* **WORK REQUIRED**:
Starting at the first line of the data, print each line verbatim up to and including the line bearing "const ticksB = [-1, -3, -5, -7, -9, -11, -13, -15];", omitting pictures.

* **SUPPLIED DATA**:

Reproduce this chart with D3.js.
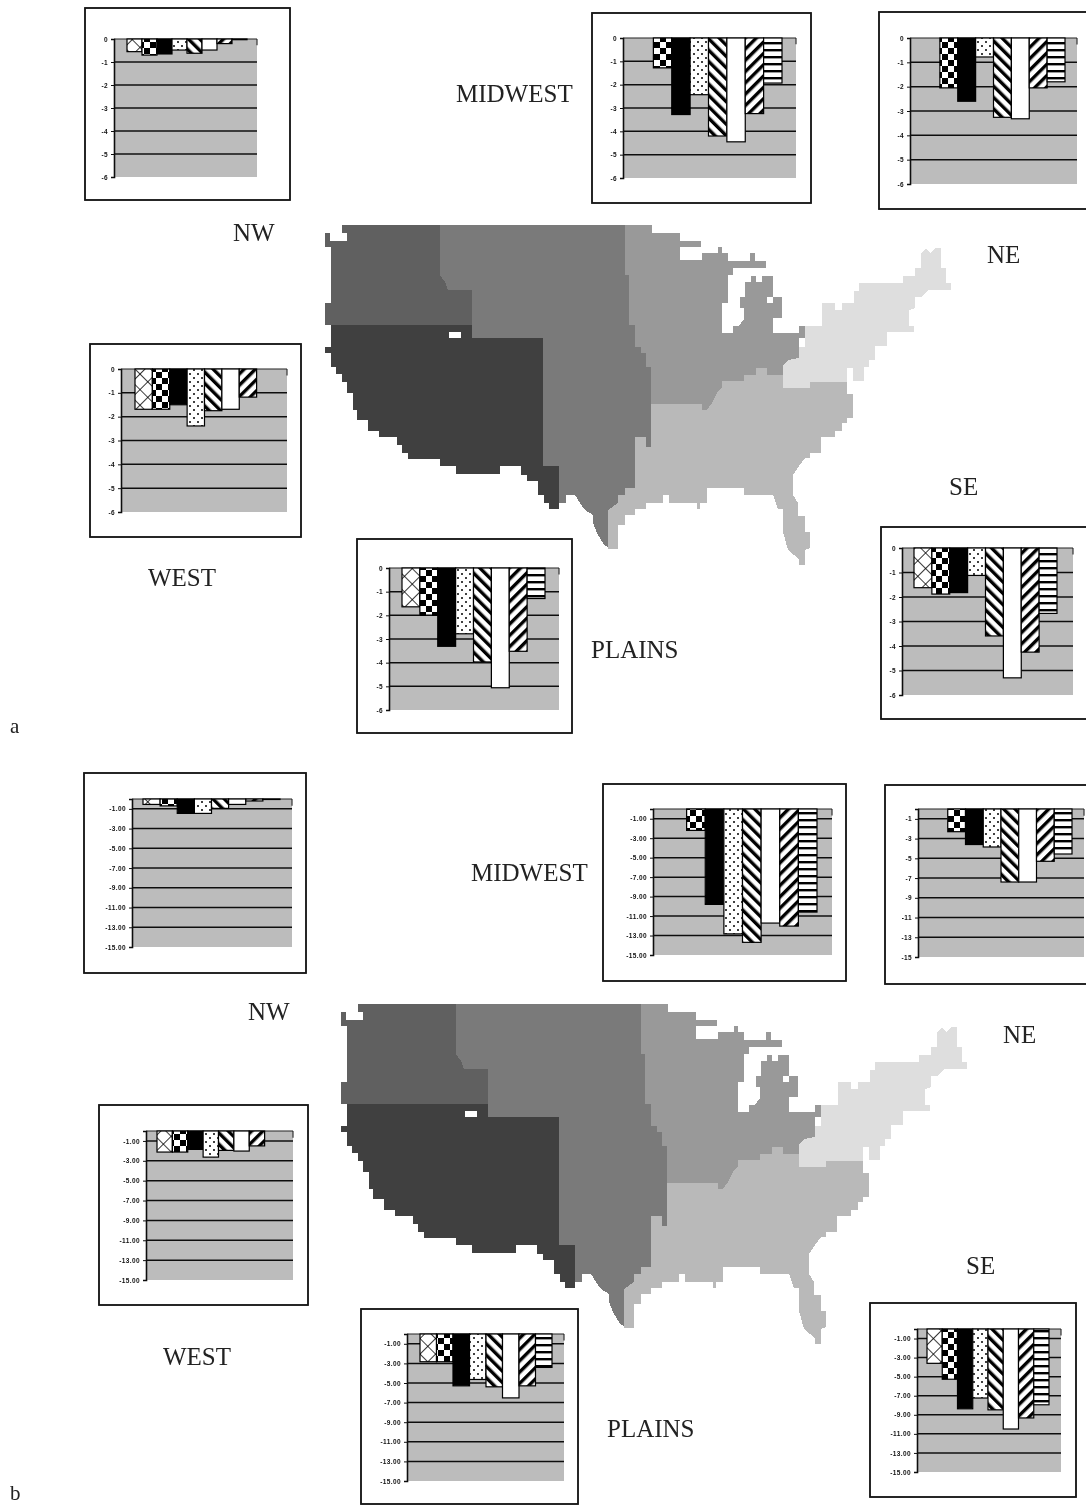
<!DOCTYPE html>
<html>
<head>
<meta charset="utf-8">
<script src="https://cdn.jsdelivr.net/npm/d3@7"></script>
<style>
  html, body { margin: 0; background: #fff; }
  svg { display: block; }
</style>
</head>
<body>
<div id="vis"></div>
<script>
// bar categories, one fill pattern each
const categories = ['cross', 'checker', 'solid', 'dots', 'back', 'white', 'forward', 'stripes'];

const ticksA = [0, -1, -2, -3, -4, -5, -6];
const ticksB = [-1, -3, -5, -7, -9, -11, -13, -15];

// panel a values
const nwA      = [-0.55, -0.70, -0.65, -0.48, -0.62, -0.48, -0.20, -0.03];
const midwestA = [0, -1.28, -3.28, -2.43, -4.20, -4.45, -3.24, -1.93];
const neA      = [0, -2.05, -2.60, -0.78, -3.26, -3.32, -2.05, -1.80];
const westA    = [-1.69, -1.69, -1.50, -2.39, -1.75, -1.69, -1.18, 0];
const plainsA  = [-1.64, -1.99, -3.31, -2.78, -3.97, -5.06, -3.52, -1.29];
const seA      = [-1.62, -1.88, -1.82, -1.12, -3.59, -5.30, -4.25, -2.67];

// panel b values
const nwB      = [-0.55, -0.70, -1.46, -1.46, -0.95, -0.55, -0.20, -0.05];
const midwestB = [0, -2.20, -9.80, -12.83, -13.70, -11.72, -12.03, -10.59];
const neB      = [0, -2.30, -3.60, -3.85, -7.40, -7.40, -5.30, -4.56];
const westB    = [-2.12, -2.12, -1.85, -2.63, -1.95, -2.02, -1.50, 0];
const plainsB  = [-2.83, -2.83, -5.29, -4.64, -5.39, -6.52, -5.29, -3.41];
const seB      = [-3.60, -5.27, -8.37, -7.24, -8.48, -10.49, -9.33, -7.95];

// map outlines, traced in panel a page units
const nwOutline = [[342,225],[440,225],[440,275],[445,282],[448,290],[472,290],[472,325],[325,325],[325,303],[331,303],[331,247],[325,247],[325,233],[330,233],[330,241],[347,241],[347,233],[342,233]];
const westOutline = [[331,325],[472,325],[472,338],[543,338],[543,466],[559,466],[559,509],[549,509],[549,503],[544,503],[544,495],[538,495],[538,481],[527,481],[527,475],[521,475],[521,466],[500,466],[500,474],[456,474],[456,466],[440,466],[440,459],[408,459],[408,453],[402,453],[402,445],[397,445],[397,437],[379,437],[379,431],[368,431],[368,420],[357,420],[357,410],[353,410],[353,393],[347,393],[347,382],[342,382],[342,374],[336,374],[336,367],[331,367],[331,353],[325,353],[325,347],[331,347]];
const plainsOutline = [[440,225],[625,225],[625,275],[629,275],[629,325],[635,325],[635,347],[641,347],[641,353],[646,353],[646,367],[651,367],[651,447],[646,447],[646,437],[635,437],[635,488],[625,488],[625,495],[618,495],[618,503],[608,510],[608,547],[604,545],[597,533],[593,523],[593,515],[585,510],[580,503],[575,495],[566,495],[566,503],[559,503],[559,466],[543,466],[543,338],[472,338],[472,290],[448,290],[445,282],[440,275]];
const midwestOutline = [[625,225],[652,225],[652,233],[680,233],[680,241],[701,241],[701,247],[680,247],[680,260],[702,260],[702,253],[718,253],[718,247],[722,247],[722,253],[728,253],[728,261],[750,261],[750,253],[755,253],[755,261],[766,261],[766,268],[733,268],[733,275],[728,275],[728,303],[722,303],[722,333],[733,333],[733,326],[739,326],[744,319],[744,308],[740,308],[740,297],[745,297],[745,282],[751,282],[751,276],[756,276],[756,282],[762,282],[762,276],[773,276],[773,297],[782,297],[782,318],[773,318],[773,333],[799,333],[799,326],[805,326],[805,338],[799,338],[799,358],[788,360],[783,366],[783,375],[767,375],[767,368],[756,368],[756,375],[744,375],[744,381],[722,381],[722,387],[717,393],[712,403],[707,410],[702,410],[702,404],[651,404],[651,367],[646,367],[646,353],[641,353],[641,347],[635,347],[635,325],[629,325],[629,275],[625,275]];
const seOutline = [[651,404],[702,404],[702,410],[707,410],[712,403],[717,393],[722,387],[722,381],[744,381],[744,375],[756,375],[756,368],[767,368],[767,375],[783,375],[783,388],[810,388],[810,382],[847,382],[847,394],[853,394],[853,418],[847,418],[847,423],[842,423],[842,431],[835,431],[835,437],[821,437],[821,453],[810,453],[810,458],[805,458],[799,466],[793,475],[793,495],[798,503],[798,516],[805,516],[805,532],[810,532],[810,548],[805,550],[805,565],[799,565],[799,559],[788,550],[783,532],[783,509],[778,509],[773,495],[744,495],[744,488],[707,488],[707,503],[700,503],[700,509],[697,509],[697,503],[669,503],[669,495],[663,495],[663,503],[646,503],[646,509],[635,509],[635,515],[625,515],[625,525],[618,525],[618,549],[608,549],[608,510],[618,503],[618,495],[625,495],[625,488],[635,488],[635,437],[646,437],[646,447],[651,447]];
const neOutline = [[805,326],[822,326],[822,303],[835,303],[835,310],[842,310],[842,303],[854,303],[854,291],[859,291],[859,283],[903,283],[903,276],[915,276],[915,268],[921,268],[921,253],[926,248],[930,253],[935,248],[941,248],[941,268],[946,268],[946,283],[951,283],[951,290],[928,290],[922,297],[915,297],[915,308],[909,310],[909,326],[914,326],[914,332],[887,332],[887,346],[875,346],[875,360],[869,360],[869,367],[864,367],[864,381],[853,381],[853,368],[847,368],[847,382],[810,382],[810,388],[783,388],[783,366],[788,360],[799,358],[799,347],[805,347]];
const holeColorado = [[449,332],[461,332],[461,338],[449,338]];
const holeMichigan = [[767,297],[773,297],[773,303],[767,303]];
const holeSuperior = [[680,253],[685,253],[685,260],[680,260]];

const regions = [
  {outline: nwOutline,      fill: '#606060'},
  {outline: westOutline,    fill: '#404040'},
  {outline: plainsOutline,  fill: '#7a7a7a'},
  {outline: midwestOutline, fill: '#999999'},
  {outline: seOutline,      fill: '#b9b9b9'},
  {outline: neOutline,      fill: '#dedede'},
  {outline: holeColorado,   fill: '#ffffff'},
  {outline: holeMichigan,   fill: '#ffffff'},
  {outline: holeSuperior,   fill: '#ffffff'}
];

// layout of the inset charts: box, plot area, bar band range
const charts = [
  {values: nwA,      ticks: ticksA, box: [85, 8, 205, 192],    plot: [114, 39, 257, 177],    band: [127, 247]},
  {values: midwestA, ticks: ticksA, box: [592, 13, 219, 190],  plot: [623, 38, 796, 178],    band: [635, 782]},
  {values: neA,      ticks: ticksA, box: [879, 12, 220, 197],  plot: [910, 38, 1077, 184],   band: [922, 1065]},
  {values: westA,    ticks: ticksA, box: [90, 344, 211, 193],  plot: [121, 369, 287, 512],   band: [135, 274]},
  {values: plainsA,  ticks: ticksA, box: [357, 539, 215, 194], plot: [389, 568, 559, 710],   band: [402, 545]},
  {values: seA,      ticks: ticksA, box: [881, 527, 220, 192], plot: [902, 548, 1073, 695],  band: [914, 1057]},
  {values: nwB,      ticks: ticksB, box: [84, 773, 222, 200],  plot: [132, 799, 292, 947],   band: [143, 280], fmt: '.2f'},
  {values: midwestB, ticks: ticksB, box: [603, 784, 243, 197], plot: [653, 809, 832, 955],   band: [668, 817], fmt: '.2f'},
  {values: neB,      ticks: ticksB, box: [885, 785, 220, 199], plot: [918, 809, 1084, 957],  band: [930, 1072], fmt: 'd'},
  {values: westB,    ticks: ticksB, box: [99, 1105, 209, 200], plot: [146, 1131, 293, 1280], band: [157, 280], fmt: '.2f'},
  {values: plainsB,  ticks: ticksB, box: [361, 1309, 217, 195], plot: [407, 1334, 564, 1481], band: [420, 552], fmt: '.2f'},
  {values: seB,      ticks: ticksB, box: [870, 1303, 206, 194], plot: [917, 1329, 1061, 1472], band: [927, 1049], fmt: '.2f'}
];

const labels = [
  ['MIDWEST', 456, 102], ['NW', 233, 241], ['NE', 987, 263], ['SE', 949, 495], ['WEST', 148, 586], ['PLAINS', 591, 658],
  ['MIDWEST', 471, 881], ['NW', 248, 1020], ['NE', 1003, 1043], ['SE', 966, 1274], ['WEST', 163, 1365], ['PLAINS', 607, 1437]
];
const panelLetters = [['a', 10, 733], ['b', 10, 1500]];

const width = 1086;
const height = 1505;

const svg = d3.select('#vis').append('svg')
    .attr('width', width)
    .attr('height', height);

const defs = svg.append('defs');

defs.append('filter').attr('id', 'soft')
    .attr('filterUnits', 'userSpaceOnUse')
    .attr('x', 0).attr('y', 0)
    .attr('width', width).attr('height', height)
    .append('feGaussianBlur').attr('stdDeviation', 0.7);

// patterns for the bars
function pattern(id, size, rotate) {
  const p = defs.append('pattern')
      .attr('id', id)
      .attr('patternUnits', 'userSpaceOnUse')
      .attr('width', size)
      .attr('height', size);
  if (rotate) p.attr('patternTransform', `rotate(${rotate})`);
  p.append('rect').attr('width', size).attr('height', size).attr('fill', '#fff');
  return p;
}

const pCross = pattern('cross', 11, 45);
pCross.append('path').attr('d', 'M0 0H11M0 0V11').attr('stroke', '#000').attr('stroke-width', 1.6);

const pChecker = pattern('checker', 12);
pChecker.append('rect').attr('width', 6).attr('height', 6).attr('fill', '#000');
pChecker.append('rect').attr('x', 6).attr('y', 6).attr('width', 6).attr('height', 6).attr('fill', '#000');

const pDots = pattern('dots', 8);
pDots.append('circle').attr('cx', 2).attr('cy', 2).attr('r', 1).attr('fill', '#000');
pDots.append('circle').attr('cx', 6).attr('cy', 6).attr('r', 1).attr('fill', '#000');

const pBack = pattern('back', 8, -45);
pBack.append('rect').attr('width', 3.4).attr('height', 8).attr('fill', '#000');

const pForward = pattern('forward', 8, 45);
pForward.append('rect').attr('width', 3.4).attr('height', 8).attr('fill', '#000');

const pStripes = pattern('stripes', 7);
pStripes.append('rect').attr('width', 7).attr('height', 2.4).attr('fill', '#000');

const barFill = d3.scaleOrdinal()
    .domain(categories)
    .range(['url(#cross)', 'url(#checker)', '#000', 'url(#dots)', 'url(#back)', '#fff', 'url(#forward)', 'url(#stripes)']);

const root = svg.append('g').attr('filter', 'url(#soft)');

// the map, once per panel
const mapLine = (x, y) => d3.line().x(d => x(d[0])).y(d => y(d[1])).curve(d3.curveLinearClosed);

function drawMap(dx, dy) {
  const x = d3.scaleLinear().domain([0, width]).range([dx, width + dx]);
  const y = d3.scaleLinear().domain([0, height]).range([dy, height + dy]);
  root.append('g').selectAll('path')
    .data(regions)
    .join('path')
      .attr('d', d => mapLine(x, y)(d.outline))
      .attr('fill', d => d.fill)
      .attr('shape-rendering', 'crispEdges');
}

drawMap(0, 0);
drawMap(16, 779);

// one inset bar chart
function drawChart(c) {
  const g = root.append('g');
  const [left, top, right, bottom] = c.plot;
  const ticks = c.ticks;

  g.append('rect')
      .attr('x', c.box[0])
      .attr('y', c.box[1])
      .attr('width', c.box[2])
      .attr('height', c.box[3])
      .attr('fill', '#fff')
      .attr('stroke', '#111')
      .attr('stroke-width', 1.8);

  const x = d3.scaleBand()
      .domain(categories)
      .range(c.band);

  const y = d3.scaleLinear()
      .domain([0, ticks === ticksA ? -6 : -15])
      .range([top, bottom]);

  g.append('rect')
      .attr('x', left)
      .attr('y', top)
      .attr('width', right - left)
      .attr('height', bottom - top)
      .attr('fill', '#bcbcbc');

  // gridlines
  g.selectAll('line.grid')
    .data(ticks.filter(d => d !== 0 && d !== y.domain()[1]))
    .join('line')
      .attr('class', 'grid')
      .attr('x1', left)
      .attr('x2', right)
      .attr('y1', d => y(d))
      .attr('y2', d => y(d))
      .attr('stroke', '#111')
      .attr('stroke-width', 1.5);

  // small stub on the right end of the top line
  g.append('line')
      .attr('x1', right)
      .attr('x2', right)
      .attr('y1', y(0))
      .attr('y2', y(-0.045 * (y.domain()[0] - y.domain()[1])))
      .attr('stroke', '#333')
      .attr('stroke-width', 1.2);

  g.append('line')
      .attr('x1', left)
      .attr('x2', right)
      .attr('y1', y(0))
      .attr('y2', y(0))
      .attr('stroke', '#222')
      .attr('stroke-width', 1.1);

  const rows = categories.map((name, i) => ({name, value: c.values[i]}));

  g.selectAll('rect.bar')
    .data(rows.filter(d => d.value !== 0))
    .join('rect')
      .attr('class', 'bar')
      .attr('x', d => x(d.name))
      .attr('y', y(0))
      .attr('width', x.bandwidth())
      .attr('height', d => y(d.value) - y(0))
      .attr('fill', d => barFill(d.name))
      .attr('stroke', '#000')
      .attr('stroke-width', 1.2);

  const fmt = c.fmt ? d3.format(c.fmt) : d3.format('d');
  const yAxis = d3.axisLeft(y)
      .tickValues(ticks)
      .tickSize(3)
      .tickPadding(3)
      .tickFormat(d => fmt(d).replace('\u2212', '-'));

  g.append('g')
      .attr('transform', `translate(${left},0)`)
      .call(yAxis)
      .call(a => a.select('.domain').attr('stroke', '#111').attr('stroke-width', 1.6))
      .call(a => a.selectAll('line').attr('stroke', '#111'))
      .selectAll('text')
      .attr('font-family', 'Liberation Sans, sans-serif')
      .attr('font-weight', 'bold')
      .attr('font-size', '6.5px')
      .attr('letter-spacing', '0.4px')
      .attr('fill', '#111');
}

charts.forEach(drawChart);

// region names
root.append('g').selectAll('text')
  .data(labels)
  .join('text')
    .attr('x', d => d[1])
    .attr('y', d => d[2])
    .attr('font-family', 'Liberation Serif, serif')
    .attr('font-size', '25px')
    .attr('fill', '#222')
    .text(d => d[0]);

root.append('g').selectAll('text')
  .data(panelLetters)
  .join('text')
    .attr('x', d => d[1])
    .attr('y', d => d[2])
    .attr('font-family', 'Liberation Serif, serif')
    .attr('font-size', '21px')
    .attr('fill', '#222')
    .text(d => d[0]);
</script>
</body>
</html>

* **ANSWER TO THE PROBLEM**:
Reproduce this chart with D3.js.
<!DOCTYPE html>
<html>
<head>
<meta charset="utf-8">
<script src="https://cdn.jsdelivr.net/npm/d3@7"></script>
<style>
  html, body { margin: 0; background: #fff; }
  svg { display: block; }
</style>
</head>
<body>
<div id="vis"></div>
<script>
// bar categories, one fill pattern each
const categories = ['cross', 'checker', 'solid', 'dots', 'back', 'white', 'forward', 'stripes'];

const ticksA = [0, -1, -2, -3, -4, -5, -6];
const ticksB = [-1, -3, -5, -7, -9, -11, -13, -15];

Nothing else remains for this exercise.